Dataset extract:
____________________

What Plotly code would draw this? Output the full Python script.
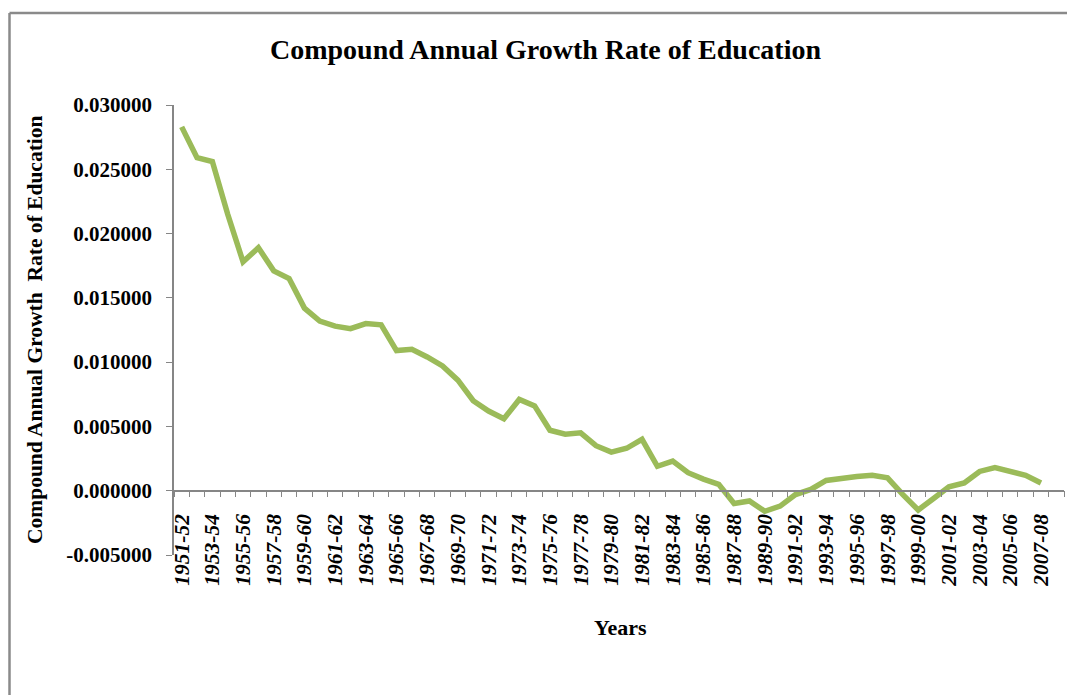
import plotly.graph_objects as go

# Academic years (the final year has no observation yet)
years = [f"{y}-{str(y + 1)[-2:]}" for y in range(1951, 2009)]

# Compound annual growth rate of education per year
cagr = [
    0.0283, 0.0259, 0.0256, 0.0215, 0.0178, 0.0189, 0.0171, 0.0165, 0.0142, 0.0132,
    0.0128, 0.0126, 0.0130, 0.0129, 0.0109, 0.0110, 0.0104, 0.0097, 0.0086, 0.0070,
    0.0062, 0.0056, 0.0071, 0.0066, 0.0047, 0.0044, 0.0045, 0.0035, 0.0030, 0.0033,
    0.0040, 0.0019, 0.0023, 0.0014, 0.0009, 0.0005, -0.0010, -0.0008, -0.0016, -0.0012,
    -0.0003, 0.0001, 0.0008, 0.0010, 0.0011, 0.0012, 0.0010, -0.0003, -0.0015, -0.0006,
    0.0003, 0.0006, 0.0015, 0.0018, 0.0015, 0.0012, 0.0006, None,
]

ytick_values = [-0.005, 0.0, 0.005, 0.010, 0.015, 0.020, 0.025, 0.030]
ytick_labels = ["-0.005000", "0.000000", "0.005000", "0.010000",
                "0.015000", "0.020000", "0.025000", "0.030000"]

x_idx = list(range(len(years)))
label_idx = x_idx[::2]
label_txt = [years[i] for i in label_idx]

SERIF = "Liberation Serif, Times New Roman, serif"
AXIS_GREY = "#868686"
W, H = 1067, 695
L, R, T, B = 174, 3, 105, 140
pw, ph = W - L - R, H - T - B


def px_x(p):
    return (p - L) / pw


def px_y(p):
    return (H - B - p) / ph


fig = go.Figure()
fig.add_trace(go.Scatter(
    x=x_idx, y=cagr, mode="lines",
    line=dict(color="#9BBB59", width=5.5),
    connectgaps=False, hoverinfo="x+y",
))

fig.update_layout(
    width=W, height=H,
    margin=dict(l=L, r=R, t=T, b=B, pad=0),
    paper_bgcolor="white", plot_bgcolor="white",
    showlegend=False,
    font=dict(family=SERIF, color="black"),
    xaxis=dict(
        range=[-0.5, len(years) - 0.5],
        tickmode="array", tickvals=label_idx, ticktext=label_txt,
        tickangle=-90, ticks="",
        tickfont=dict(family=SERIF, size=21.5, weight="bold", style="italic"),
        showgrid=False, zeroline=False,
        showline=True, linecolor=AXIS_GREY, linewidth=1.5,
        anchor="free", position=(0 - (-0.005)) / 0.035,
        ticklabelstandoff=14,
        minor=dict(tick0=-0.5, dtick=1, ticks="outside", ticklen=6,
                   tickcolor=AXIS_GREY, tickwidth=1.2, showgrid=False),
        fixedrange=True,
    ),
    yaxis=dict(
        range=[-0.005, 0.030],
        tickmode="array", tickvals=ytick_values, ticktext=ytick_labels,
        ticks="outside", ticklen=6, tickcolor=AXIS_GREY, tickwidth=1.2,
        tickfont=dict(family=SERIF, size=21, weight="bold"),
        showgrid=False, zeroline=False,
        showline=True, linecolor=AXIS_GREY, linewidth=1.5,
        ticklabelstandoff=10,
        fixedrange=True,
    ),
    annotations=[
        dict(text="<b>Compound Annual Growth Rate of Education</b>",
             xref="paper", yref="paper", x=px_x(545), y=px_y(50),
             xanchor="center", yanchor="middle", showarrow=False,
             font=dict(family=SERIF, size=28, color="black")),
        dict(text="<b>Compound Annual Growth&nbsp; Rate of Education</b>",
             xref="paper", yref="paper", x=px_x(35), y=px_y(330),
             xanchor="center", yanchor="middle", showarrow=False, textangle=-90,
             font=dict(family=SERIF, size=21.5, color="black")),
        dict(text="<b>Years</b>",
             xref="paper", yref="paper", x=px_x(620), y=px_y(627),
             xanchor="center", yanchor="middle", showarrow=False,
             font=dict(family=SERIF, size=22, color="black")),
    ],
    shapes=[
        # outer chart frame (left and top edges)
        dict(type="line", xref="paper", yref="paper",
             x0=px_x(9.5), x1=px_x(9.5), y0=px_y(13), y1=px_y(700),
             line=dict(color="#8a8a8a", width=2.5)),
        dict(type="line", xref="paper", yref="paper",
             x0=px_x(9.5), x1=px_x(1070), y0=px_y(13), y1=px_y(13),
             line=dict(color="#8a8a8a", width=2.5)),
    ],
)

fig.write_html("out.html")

____________________

Prompt: Restate the data word for word from its first line through the line with "in range(1951, 2009)]", leaving out any picture along the way.

Task answer:
What Plotly code would draw this? Output the full Python script.
import plotly.graph_objects as go

# Academic years (the final year has no observation yet)
years = [f"{y}-{str(y + 1)[-2:]}" for y in range(1951, 2009)]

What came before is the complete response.